GIVEN MATERIAL start

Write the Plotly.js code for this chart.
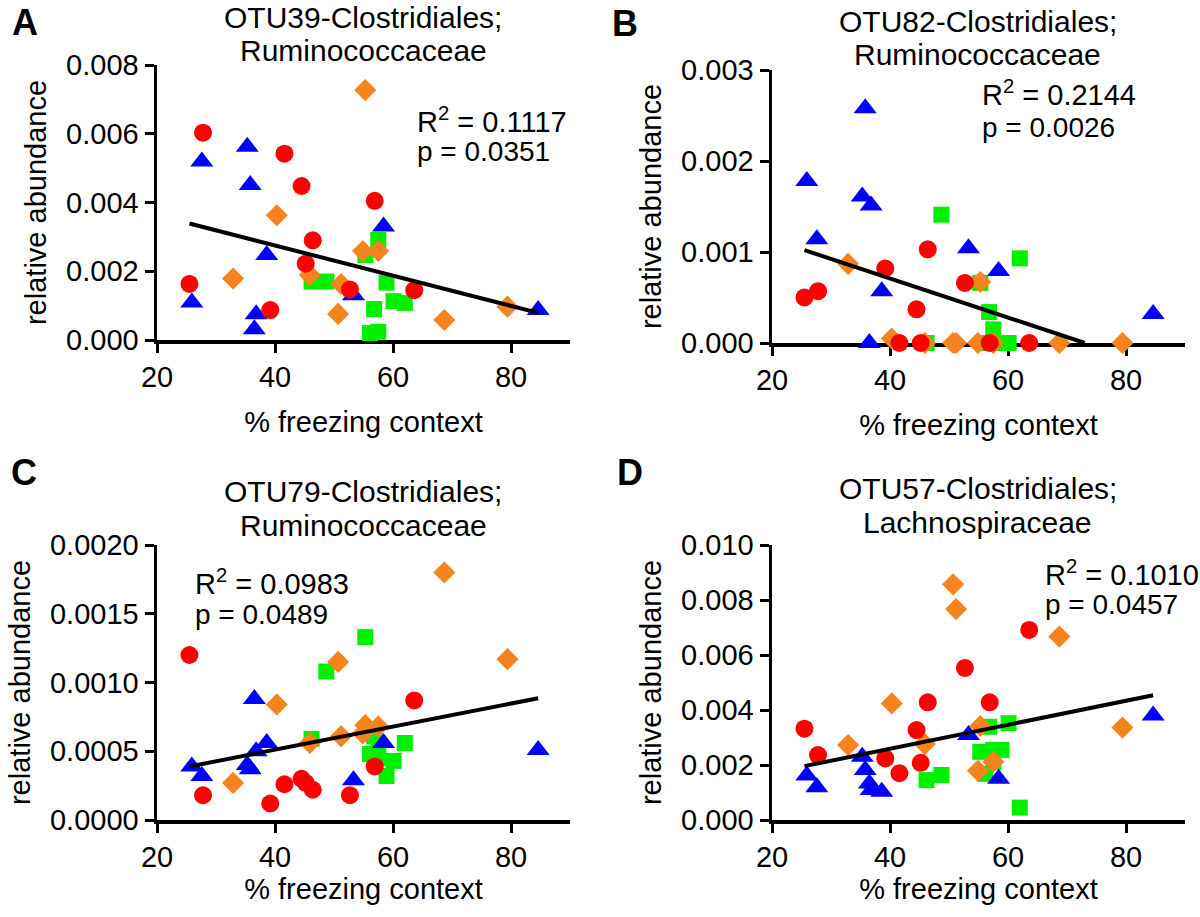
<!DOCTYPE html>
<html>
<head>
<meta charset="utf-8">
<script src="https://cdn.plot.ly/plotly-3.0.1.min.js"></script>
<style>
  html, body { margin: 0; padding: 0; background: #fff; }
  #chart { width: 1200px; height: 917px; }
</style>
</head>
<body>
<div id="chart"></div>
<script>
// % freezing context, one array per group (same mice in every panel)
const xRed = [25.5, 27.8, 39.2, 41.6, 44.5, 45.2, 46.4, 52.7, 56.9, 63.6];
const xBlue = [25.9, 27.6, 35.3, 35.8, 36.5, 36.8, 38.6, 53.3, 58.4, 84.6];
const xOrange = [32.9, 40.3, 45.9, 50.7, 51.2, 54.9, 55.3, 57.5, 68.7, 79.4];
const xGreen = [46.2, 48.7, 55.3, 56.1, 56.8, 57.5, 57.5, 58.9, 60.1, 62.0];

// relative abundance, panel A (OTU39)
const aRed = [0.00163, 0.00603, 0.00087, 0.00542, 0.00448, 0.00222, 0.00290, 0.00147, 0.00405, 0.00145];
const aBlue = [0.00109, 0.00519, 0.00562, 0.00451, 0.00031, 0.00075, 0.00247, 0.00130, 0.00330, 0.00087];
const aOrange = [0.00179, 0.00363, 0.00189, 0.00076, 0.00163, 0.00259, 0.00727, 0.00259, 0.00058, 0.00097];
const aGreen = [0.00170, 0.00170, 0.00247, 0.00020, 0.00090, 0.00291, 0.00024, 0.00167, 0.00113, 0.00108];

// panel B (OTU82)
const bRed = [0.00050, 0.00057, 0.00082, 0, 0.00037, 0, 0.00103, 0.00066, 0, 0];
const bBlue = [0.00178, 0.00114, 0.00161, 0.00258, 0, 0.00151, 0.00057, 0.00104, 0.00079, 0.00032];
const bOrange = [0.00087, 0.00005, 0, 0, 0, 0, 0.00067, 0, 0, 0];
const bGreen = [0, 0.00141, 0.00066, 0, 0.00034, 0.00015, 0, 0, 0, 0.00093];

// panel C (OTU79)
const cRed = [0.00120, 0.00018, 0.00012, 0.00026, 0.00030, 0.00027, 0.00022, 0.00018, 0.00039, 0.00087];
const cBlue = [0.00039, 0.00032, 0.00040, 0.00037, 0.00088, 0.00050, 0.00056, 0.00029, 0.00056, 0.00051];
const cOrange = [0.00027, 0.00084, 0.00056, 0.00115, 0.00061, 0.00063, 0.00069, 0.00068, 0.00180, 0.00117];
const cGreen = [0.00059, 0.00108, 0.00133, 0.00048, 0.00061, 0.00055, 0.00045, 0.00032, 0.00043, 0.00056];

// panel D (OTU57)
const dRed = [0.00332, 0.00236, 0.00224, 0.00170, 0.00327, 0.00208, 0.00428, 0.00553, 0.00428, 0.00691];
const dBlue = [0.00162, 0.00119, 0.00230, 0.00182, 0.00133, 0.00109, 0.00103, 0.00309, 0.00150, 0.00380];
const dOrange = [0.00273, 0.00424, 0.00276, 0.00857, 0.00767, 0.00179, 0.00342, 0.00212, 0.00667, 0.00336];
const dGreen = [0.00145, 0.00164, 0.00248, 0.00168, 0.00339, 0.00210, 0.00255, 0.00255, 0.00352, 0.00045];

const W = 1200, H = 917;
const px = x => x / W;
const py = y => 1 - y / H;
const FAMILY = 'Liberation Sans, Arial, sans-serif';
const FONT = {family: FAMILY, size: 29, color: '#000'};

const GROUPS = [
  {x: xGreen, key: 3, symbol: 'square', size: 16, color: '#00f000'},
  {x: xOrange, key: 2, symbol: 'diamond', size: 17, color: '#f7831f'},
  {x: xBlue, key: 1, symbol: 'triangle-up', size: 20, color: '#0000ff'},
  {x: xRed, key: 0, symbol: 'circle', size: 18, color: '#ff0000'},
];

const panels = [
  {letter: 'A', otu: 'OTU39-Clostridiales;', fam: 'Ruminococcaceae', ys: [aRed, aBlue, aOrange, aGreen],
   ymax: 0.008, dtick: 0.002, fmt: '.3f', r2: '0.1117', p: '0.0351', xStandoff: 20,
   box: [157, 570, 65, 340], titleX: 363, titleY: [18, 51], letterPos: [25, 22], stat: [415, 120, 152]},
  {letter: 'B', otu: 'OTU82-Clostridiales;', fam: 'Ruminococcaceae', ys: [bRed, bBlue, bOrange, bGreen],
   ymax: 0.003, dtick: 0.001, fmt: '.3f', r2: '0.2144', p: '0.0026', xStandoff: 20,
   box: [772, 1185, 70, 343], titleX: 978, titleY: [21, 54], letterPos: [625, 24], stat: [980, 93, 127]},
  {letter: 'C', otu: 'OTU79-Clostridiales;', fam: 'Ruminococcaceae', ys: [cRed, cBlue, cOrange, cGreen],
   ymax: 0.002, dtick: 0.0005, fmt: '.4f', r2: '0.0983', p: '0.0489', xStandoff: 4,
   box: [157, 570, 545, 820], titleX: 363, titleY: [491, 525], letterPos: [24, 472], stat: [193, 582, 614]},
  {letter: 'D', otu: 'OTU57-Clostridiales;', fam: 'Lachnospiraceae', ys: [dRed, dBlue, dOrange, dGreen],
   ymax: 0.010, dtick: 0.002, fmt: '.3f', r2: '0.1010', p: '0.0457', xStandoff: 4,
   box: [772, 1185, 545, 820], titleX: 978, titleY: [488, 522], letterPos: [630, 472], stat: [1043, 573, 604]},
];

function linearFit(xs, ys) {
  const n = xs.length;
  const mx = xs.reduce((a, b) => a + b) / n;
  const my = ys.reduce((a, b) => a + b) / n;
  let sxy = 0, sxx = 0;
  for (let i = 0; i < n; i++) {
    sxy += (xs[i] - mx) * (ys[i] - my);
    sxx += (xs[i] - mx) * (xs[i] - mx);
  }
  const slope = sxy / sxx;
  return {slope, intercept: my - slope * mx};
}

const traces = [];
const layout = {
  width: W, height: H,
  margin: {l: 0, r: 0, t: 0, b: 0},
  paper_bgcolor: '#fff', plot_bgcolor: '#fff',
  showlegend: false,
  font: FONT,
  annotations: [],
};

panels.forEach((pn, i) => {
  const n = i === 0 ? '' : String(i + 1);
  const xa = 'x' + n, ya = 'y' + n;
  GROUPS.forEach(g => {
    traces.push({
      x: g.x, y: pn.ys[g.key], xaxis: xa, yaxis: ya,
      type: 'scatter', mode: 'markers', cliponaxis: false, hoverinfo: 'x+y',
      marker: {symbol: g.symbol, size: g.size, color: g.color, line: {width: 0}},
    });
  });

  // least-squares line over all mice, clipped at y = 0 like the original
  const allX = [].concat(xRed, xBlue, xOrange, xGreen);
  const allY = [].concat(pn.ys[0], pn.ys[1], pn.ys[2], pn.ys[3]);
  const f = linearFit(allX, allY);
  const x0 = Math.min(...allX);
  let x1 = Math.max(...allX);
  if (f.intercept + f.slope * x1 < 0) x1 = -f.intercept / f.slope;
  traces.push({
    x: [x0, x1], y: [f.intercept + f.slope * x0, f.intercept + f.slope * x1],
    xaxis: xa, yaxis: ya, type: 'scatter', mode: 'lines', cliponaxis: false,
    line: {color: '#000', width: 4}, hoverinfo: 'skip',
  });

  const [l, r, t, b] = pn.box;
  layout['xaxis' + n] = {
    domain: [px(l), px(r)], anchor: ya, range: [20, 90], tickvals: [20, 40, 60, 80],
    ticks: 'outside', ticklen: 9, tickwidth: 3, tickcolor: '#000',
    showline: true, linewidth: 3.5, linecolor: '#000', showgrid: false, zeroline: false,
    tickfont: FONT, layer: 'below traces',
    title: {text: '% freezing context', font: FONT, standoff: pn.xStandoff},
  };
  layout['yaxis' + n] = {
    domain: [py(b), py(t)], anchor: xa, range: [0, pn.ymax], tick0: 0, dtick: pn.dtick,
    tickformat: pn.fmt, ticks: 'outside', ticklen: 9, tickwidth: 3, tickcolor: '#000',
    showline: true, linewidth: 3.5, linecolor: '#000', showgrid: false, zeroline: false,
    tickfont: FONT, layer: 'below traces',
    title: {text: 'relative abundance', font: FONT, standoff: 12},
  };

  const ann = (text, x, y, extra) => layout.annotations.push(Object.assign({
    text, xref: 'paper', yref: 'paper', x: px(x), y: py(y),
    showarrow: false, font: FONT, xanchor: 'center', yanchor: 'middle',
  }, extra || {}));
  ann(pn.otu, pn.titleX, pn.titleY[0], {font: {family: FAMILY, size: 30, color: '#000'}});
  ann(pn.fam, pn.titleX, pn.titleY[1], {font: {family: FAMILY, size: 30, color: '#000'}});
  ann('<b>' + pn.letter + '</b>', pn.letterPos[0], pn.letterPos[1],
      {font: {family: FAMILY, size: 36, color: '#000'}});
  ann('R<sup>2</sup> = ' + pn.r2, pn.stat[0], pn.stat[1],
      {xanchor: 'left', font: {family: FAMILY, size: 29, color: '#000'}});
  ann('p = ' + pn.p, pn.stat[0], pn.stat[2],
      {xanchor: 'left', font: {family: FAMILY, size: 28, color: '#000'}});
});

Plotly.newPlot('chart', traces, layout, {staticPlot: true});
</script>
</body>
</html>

GIVEN MATERIAL end

Would you reproduce the lines above, from the very first through the line containing "58.9, 60.1, 62.0];", exactly and without the pictures?

Write the Plotly.js code for this chart.
<!DOCTYPE html>
<html>
<head>
<meta charset="utf-8">
<script src="https://cdn.plot.ly/plotly-3.0.1.min.js"></script>
<style>
  html, body { margin: 0; padding: 0; background: #fff; }
  #chart { width: 1200px; height: 917px; }
</style>
</head>
<body>
<div id="chart"></div>
<script>
// % freezing context, one array per group (same mice in every panel)
const xRed = [25.5, 27.8, 39.2, 41.6, 44.5, 45.2, 46.4, 52.7, 56.9, 63.6];
const xBlue = [25.9, 27.6, 35.3, 35.8, 36.5, 36.8, 38.6, 53.3, 58.4, 84.6];
const xOrange = [32.9, 40.3, 45.9, 50.7, 51.2, 54.9, 55.3, 57.5, 68.7, 79.4];
const xGreen = [46.2, 48.7, 55.3, 56.1, 56.8, 57.5, 57.5, 58.9, 60.1, 62.0];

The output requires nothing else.